_Exercise_
Determine the number of lines containing the word "matplotlib", and state that figure alone.

_Data lines_
+ + +

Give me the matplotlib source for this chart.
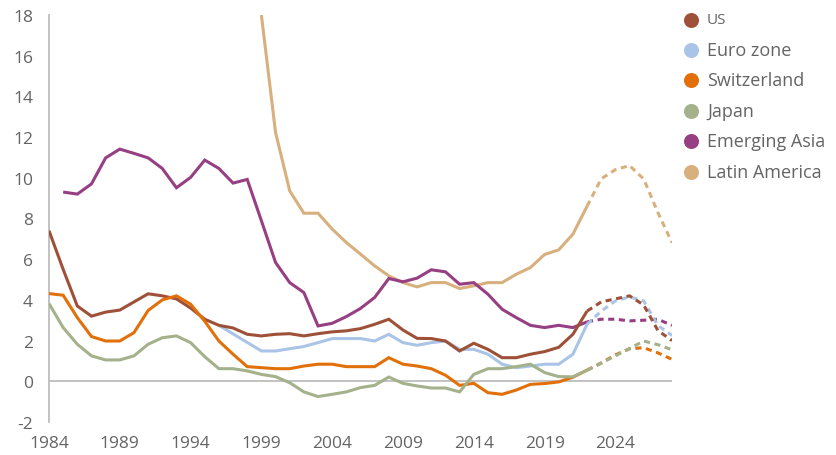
import numpy as np
import matplotlib
matplotlib.use("Agg")
import matplotlib.pyplot as plt
from matplotlib.lines import Line2D

nan = np.nan
years = list(range(1984, 2029))
forecast_start = 2022

us = [7.4, 5.5, 3.7, 3.2, 3.4, 3.5, 3.9, 4.3, 4.2, 4.05,
      3.6, 3.05, 2.75, 2.62, 2.31, 2.23, 2.31, 2.34, 2.23, 2.34,
      2.43, 2.48, 2.59, 2.8, 3.05, 2.52, 2.11, 2.1, 1.98, 1.49,
      1.87, 1.57, 1.16, 1.16, 1.33, 1.46, 1.67, 2.31, 3.45, 3.9,
      4.05, 4.2, 3.75, 2.5, 2.0]
euro = [nan] * 12 + [2.75, 2.33, 1.91, 1.49, 1.49, 1.6, 1.71, 1.9,
      2.1, 2.1, 2.1, 1.98, 2.31, 1.9, 1.77, 1.9, 1.98, 1.57,
      1.57, 1.33, 0.84, 0.67, 0.75, 0.84, 0.84, 1.33, 2.8, 3.45,
      3.95, 4.15, 3.95, 2.75, 2.25]
swiss = [4.31, 4.23, 3.13, 2.2, 1.98, 1.98, 2.39, 3.48, 4.0, 4.2,
         3.79, 2.95, 1.98, 1.33, 0.72, 0.67, 0.62, 0.62, 0.75, 0.84,
         0.84, 0.72, 0.72, 0.72, 1.16, 0.84, 0.75, 0.62, 0.3, -0.2,
         -0.1, -0.56, -0.64, -0.43, -0.15, -0.11, -0.03, 0.2, 0.55, 0.9,
         1.3, 1.6, 1.65, 1.4, 1.08]
japan = [3.82, 2.64, 1.82, 1.25, 1.05, 1.05, 1.25, 1.82, 2.14, 2.23,
         1.9, 1.21, 0.62, 0.62, 0.51, 0.34, 0.23, -0.07, -0.52, -0.75,
         -0.64, -0.52, -0.31, -0.2, 0.21, -0.1, -0.23, -0.33, -0.33, -0.52,
         0.34, 0.62, 0.62, 0.72, 0.84, 0.43, 0.23, 0.22, 0.54, 0.89,
         1.25, 1.61, 1.98, 1.8, 1.55]
em_asia = [nan, 9.3, 9.2, 9.7, 10.98, 11.41, 11.2, 10.98, 10.46, 9.51,
           10.02, 10.87, 10.46, 9.74, 9.92, 7.89, 5.84, 4.85, 4.36, 2.72,
           2.85, 3.18, 3.58, 4.12, 5.05, 4.89, 5.07, 5.48, 5.38, 4.77,
           4.85, 4.28, 3.54, 3.13, 2.75, 2.64, 2.75, 2.64, 2.92, 3.05,
           3.05, 2.97, 3.0, 3.05, 2.75]
lat_am = [nan] * 15 + [18.0, 12.23, 9.36, 8.26, 8.26,
          7.48, 6.82, 6.25, 5.67, 5.18, 4.85, 4.64, 4.85, 4.85, 4.56,
          4.69, 4.85, 4.85, 5.26, 5.59, 6.23, 6.46, 7.23, 8.6, 9.95,
          10.4, 10.6, 9.94, 8.3, 6.81]

names = ["US", "Euro zone", "Switzerland", "Japan", "Emerging Asia", "Latin America"]
series = [us, euro, swiss, japan, em_asia, lat_am]
colors = ["#9E5038", "#A9C4E6", "#E2700A", "#A4B18B", "#963F82", "#D8B07E"]
draw_order = [5, 4, 1, 0, 2, 3]

tick_years = [1984, 1989, 1994, 1999, 2004, 2009, 2014, 2019, 2024]
y_ticks = list(range(-2, 19, 2))

plt.rcParams['font.family'] = ['Open Sans', 'DejaVu Sans']
text_color = "#646464"
axis_color = "#BDBDBD"

W, H = 837, 456
fig = plt.figure(figsize=(W / 100, H / 100), dpi=100)
ax = fig.add_axes([49 / W, 1 - 423 / H, (672 - 49) / W, (423 - 16) / H])

yrs = np.array(years)
for i in draw_order:
    v = np.array(series[i], dtype=float)
    solid = yrs <= forecast_start
    dashed = yrs >= forecast_start
    ax.plot(yrs[solid], v[solid], color=colors[i], lw=2.2,
            solid_capstyle='butt', solid_joinstyle='miter', zorder=3 + draw_order.index(i))
    ax.plot(yrs[dashed], v[dashed], color=colors[i], lw=2.2, dashes=(2.0, 1.5),
            dash_capstyle='butt', zorder=3 + draw_order.index(i))

ax.axhline(0, color=axis_color, lw=1.3, zorder=2)
ax.set_xlim(years[0], years[-1])
ax.set_ylim(-2, 18)
ax.set_xticks(tick_years)
ax.set_xticklabels([str(t) for t in tick_years])
ax.set_yticks(y_ticks)
ax.set_yticklabels([str(t) for t in y_ticks])
ax.tick_params(axis='both', length=0, labelsize=12.5, colors=text_color)
ax.tick_params(axis='y', pad=11.5)
ax.tick_params(axis='x', pad=9)
for s in ['top', 'right', 'bottom']:
    ax.spines[s].set_visible(False)
ax.spines['left'].set_color(axis_color)
ax.spines['left'].set_linewidth(1.3)
ax.set_facecolor('white')

row_y = [20.7, 51, 81, 111.7, 141.7, 172.7]
for name, col, yy in zip(names, colors, row_y):
    fig.add_artist(Line2D([691.5 / W], [1 - yy / H], marker='o', markersize=10.8,
                          color=col, markeredgewidth=0, linestyle='none',
                          transform=fig.transFigure))
    fs = 11 if name == "US" else 13
    fig.text(707 / W, 1 - yy / H, name, fontsize=fs, color=text_color,
             va='center', ha='left')

fig.savefig("out.png", dpi=100, facecolor='white')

+ + +

_Task solution_
5